Records provided.
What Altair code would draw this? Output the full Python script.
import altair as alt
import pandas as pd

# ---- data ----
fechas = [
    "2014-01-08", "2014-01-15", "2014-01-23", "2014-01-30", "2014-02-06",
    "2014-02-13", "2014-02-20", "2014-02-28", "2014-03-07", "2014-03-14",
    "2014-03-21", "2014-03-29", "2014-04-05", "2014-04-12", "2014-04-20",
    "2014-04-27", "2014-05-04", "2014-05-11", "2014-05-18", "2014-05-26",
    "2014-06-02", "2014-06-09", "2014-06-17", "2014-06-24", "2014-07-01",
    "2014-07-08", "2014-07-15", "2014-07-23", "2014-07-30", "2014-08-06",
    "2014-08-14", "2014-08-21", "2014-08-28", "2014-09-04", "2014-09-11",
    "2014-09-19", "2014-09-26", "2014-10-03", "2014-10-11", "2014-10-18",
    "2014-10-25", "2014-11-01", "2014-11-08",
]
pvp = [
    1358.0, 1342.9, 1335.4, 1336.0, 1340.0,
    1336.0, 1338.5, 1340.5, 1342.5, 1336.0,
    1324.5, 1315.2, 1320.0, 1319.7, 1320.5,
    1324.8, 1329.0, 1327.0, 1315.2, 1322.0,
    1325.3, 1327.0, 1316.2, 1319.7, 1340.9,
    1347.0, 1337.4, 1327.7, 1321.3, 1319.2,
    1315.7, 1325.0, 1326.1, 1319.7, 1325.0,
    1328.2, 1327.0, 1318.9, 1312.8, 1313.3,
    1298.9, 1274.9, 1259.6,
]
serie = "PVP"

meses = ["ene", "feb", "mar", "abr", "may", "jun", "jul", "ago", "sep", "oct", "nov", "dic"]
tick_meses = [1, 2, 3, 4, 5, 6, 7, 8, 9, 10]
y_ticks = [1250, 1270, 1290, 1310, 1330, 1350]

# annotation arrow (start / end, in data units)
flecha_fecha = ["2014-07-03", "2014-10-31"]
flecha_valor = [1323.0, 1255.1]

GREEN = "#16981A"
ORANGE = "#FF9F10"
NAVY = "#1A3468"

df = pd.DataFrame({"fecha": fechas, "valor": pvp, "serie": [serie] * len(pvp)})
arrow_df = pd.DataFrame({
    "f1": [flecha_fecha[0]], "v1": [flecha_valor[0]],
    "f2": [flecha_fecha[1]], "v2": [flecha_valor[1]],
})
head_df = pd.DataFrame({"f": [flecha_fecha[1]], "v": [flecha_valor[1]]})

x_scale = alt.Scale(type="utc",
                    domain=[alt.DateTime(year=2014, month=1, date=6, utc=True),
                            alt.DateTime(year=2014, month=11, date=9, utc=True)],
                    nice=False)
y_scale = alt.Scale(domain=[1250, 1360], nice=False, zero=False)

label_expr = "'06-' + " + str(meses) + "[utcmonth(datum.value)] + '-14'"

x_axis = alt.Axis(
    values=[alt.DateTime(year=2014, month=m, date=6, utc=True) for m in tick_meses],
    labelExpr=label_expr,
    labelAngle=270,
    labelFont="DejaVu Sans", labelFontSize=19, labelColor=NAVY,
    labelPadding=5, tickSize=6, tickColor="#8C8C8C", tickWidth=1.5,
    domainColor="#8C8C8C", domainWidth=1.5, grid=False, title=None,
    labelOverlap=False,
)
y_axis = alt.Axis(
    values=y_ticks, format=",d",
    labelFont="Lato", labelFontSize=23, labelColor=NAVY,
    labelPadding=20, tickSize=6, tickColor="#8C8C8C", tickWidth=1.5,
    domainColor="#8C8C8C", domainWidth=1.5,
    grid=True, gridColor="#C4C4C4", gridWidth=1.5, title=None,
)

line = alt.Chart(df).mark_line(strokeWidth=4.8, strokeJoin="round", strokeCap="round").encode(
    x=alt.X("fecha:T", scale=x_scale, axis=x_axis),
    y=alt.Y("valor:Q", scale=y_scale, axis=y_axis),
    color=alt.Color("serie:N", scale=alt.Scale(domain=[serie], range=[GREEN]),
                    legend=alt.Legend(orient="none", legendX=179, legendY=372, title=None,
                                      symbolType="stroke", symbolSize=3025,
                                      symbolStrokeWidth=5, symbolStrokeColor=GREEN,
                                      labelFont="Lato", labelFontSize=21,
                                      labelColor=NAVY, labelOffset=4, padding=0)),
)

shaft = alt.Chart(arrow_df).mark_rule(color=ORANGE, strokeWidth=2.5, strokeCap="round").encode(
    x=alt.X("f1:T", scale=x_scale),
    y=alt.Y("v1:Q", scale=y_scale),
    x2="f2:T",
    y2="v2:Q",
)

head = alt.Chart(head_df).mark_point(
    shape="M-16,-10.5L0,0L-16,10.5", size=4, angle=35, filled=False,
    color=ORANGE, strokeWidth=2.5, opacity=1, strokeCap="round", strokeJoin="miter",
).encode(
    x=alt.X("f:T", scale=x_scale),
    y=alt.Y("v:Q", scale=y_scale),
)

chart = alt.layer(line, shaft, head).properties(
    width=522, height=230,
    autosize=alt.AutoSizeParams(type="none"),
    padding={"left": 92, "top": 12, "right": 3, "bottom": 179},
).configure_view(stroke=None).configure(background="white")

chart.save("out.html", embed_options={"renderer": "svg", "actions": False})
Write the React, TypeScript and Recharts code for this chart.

Task instructions.
Transcribe all the entries, keeping each one exactly as it is.

Full answer.
What Altair code would draw this? Output the full Python script.
import altair as alt
import pandas as pd

# ---- data ----
fechas = [
    "2014-01-08", "2014-01-15", "2014-01-23", "2014-01-30", "2014-02-06",
    "2014-02-13", "2014-02-20", "2014-02-28", "2014-03-07", "2014-03-14",
    "2014-03-21", "2014-03-29", "2014-04-05", "2014-04-12", "2014-04-20",
    "2014-04-27", "2014-05-04", "2014-05-11", "2014-05-18", "2014-05-26",
    "2014-06-02", "2014-06-09", "2014-06-17", "2014-06-24", "2014-07-01",
    "2014-07-08", "2014-07-15", "2014-07-23", "2014-07-30", "2014-08-06",
    "2014-08-14", "2014-08-21", "2014-08-28", "2014-09-04", "2014-09-11",
    "2014-09-19", "2014-09-26", "2014-10-03", "2014-10-11", "2014-10-18",
    "2014-10-25", "2014-11-01", "2014-11-08",
]
pvp = [
    1358.0, 1342.9, 1335.4, 1336.0, 1340.0,
    1336.0, 1338.5, 1340.5, 1342.5, 1336.0,
    1324.5, 1315.2, 1320.0, 1319.7, 1320.5,
    1324.8, 1329.0, 1327.0, 1315.2, 1322.0,
    1325.3, 1327.0, 1316.2, 1319.7, 1340.9,
    1347.0, 1337.4, 1327.7, 1321.3, 1319.2,
    1315.7, 1325.0, 1326.1, 1319.7, 1325.0,
    1328.2, 1327.0, 1318.9, 1312.8, 1313.3,
    1298.9, 1274.9, 1259.6,
]
serie = "PVP"

meses = ["ene", "feb", "mar", "abr", "may", "jun", "jul", "ago", "sep", "oct", "nov", "dic"]
tick_meses = [1, 2, 3, 4, 5, 6, 7, 8, 9, 10]
y_ticks = [1250, 1270, 1290, 1310, 1330, 1350]

# annotation arrow (start / end, in data units)
flecha_fecha = ["2014-07-03", "2014-10-31"]
flecha_valor = [1323.0, 1255.1]

GREEN = "#16981A"
ORANGE = "#FF9F10"
NAVY = "#1A3468"

df = pd.DataFrame({"fecha": fechas, "valor": pvp, "serie": [serie] * len(pvp)})
arrow_df = pd.DataFrame({
    "f1": [flecha_fecha[0]], "v1": [flecha_valor[0]],
    "f2": [flecha_fecha[1]], "v2": [flecha_valor[1]],
})
head_df = pd.DataFrame({"f": [flecha_fecha[1]], "v": [flecha_valor[1]]})

x_scale = alt.Scale(type="utc",
                    domain=[alt.DateTime(year=2014, month=1, date=6, utc=True),
                            alt.DateTime(year=2014, month=11, date=9, utc=True)],
                    nice=False)
y_scale = alt.Scale(domain=[1250, 1360], nice=False, zero=False)

label_expr = "'06-' + " + str(meses) + "[utcmonth(datum.value)] + '-14'"

x_axis = alt.Axis(
    values=[alt.DateTime(year=2014, month=m, date=6, utc=True) for m in tick_meses],
    labelExpr=label_expr,
    labelAngle=270,
    labelFont="DejaVu Sans", labelFontSize=19, labelColor=NAVY,
    labelPadding=5, tickSize=6, tickColor="#8C8C8C", tickWidth=1.5,
    domainColor="#8C8C8C", domainWidth=1.5, grid=False, title=None,
    labelOverlap=False,
)
y_axis = alt.Axis(
    values=y_ticks, format=",d",
    labelFont="Lato", labelFontSize=23, labelColor=NAVY,
    labelPadding=20, tickSize=6, tickColor="#8C8C8C", tickWidth=1.5,
    domainColor="#8C8C8C", domainWidth=1.5,
    grid=True, gridColor="#C4C4C4", gridWidth=1.5, title=None,
)

line = alt.Chart(df).mark_line(strokeWidth=4.8, strokeJoin="round", strokeCap="round").encode(
    x=alt.X("fecha:T", scale=x_scale, axis=x_axis),
    y=alt.Y("valor:Q", scale=y_scale, axis=y_axis),
    color=alt.Color("serie:N", scale=alt.Scale(domain=[serie], range=[GREEN]),
                    legend=alt.Legend(orient="none", legendX=179, legendY=372, title=None,
                                      symbolType="stroke", symbolSize=3025,
                                      symbolStrokeWidth=5, symbolStrokeColor=GREEN,
                                      labelFont="Lato", labelFontSize=21,
                                      labelColor=NAVY, labelOffset=4, padding=0)),
)

shaft = alt.Chart(arrow_df).mark_rule(color=ORANGE, strokeWidth=2.5, strokeCap="round").encode(
    x=alt.X("f1:T", scale=x_scale),
    y=alt.Y("v1:Q", scale=y_scale),
    x2="f2:T",
    y2="v2:Q",
)

head = alt.Chart(head_df).mark_point(
    shape="M-16,-10.5L0,0L-16,10.5", size=4, angle=35, filled=False,
    color=ORANGE, strokeWidth=2.5, opacity=1, strokeCap="round", strokeJoin="miter",
).encode(
    x=alt.X("f:T", scale=x_scale),
    y=alt.Y("v:Q", scale=y_scale),
)

chart = alt.layer(line, shaft, head).properties(
    width=522, height=230,
    autosize=alt.AutoSizeParams(type="none"),
    padding={"left": 92, "top": 12, "right": 3, "bottom": 179},
).configure_view(stroke=None).configure(background="white")

chart.save("out.html", embed_options={"renderer": "svg", "actions": False})
Write the React, TypeScript and Recharts code for this chart.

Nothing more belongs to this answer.